Semi-globally/globally stable adaptive NN backstepping control for uncertain MIMO systems with tracking accuracy known a priori

Abstract

This paper focuses on the problem of direct adaptive neural network (NN) tracking control for a class of uncertain nonlinear multi-input/multi-output (MIMO) systems by employing backstepping technique. Compared with the existing results, the outstanding features of the two proposed control schemes are presented as follows. Firstly, a semi-globally stable adaptive neural control scheme is developed to guarantee that the ultimate tracking errors satisfy the accuracy given a priori, which cannot be carried out by using all existing adaptive NN control schemes.
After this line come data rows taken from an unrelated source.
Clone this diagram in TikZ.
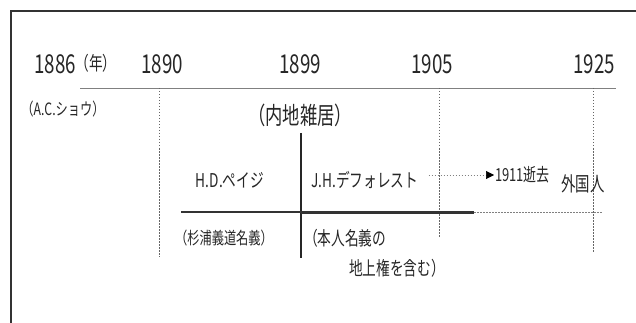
\documentclass[tikz,border=0pt]{standalone}
\usepackage{fontspec}
\newfontfamily\jp{Noto Sans CJK JP}[FakeStretch=0.72]
\usetikzlibrary{arrows.meta}
\begin{document}
\begin{tikzpicture}[x=1pt,y=-1pt,
  every node/.style={inner sep=0pt,text=black!85},
  year/.style={font=\jp\fontsize{26}{26}\selectfont},
  lbl/.style={font=\jp\fontsize{19}{19}\selectfont},
  sml/.style={font=\jp\fontsize{17}{17}\selectfont},
  frame/.style={draw=black!80,line width=1.4pt},
  axis/.style={draw=black!50,line width=0.7pt},
  guide/.style={draw=black!60,line width=0.6pt,dash pattern=on 1.5pt off 1.5pt},
  bar/.style={draw=black!85,line width=2pt},
  thin/.style={draw=black!80,line width=1.1pt},
  thick/.style={draw=black!80,line width=3pt}]
\useasboundingbox (0,0) rectangle (636,323);
% frame
\coordinate (fbl) at (11,323); \coordinate (ftl) at (11,11); \coordinate (ftr) at (636,11);
\draw[frame] (fbl) -- (ftl) -- (ftr);
% years
\node[year] (y1886) at (55,64) {1886};
\node[font=\jp\fontsize{19}{19}\selectfont] (nen) at (96,63) {（年）};
\node[year] (y1890) at (162,64) {1890};
\node[year] (y1899) at (300,64) {1899};
\node[year] (y1905) at (432,64) {1905};
\node[year] (y1925) at (594,64) {1925};
% time axis
\coordinate (axL) at (80,88); \coordinate (axR) at (616,88);
\draw[axis] (axL) -- (axR);
\coordinate (g1890a) at (159,88); \coordinate (g1890b) at (159,257);
\coordinate (g1905a) at (439,88); \coordinate (g1905b) at (439,238);
\coordinate (g1925a) at (593,88); \coordinate (g1925b) at (593,253);
\draw[guide] (g1890a) -- (g1890b);
\draw[guide] (g1905a) -- (g1905b);
\draw[guide] (g1925a) -- (g1925b);
% labels
\node[sml] (shaw) at (63,109) {（A.C.ショウ）};
\node[font=\jp\fontsize{24}{24}\selectfont] (naichi) at (300,115) {（内地雑居）};
\coordinate (vt) at (301,133); \coordinate (vb) at (301,258);
\draw[bar] (vt) -- (vb);
\node[lbl] (hd) at (230,180) {H.D.ペイジ};
\node[lbl] (jh) at (365,180) {J.H.デフォレスト};
\node[font=\jp\fontsize{18}{18}\selectfont,anchor=west] (d1911) at (495,175) {1911逝去};
\draw[guide,draw=black!50,-{Triangle[length=8pt,width=8pt,color=black]}] ([xshift=10pt,yshift=5pt]jh.east) -- ([xshift=-1pt]d1911.west);
\node[font=\jp\fontsize{20}{20}\selectfont] (gaikoku) at (583,184) {外国人};
% horizontal split
\coordinate (hL) at (181,212); \coordinate (hM) at (301,212);
\coordinate (hT) at (474,212); \coordinate (hR) at (603,212);
\draw[thin] (hL) -- (hM);
\draw[thick] (hM) -- (hT);
\draw[guide,draw=black!50] (hT) -- (hR);
\node[sml] (sugi) at (224,238) {（杉浦義道名義）};
\node[lbl,anchor=west] (hon1) at (304,238) {（本人名義の};
\node[lbl,anchor=west] (hon2) at (349,268) {地上権を含む）};
\end{tikzpicture}
\end{document}
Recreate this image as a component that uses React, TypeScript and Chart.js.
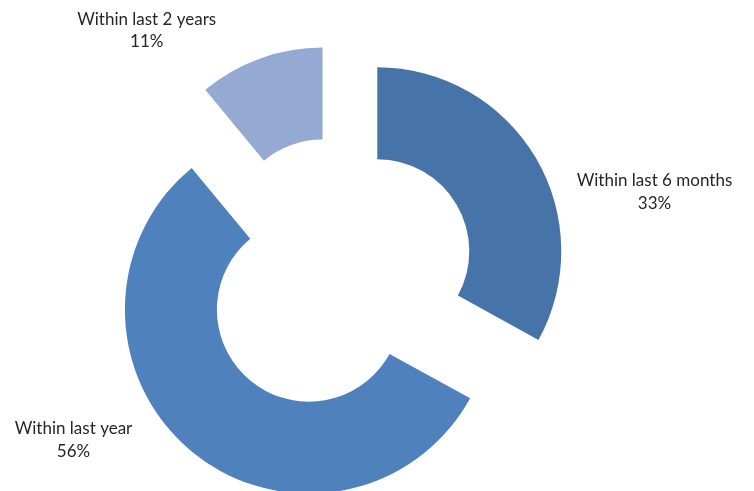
import React, { useEffect, useRef } from "react";
import { Chart, registerables } from "chart.js";

Chart.register(...registerables);

const categories = ["Within last 6 months", "Within last year", "Within last 2 years"];
const values = [33, 56, 11];
const percentLabels = ["33%", "56%", "11%"];
const sliceColors = ["#4673A8", "#4F81BD", "#95AAD2"];

// label anchor offsets relative to the doughnut centre (layout only)
const labelOffsets = [
  [316.5, -82.5],
  [-264.5, 165.5],
  [-191.3, -244],
];

const explodePlugin = {
  id: "explode",
  beforeDatasetDraw(chart: any, args: any, opts: any) {
    const meta = args.meta;
    const ctx = chart.ctx;
    meta.data.forEach((arc: any) => {
      const p = arc.getProps(["startAngle", "endAngle", "outerRadius"], true);
      const mid = (p.startAngle + p.endAngle) / 2;
      const d = p.outerRadius * (opts.ratio || 0);
      ctx.save();
      ctx.translate(Math.cos(mid) * d, Math.sin(mid) * d);
      arc.draw(ctx);
      ctx.restore();
    });
    return false;
  },
};

const labelPlugin = {
  id: "sliceLabels",
  afterDatasetsDraw(chart: any, _args: any, opts: any) {
    const meta = chart.getDatasetMeta(0);
    const ctx = chart.ctx;
    ctx.save();
    ctx.font = opts.font;
    ctx.fillStyle = opts.color;
    ctx.textAlign = "center";
    ctx.textBaseline = "middle";
    meta.data.forEach((arc: any, i: number) => {
      const cx = arc.x + labelOffsets[i][0];
      const cy = arc.y + labelOffsets[i][1];
      ctx.fillText(categories[i], cx, cy - opts.lineHeight / 2);
      ctx.fillText(percentLabels[i], cx, cy + opts.lineHeight / 2);
    });
    ctx.restore();
  },
};

export default function App() {
  const ref = useRef<HTMLCanvasElement>(null);
  useEffect(() => {
    if (!ref.current) return;
    const chart = new Chart(ref.current, {
      type: "doughnut",
      data: {
        labels: categories,
        datasets: [
          {
            data: values,
            backgroundColor: sliceColors,
            borderWidth: 0,
          },
        ],
      },
      options: {
        animation: false,
        responsive: true,
        maintainAspectRatio: false,
        radius: 184,
        cutout: "50%",
        layout: { padding: { left: 0, right: 78, top: 58, bottom: 0 } },
        plugins: {
          legend: { display: false },
          tooltip: { enabled: false },
          explode: { ratio: 0.248 },
          sliceLabels: { font: "17px Lato", color: "#262626", lineHeight: 22.5 },
        } as any,
      },
      plugins: [explodePlugin, labelPlugin],
    });
    return () => chart.destroy();
  }, []);
  return (
    <div style={{ position: "absolute", left: 0, top: 0, width: 754, height: 491, background: "#fff" }}>
      <canvas ref={ref} />
    </div>
  );
}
Secondly, we propose a novel adaptive neural control approach such that the closed-loop system is globally stable, and in the meantime the ultimate tracking errors also achieve the tracking accuracy known a priori, which is different from all existing adaptive NN backstepping control methods where the closed-loop systems can just be ensured to be semi-globally stable and the ultimate tracking accuracy cannot be determined a priori by the designers before the controllers are implemented. Thirdly, the main technical novelty is to construct three new nth-order continuously differentiable switching functions such that multiswitching-based adaptive neural backstepping controllers are designed successfully. Fourthly, in contrast to the classic adaptive NN control schemes, this paper adopts Barbalat׳s lemma to analyze the convergence of tracking errors rather than Lyapunov stability theory. Consequently, the accuracy of ultimate tracking errors can be determined and adjusted accurately a priori according to the real-world requirements, and all signals in the closed-loop systems are also ensured to be uniformly ultimately bounded. Finally, a simulation example is provided to illustrate the effectiveness and merits of the two proposed adaptive NN control schemes.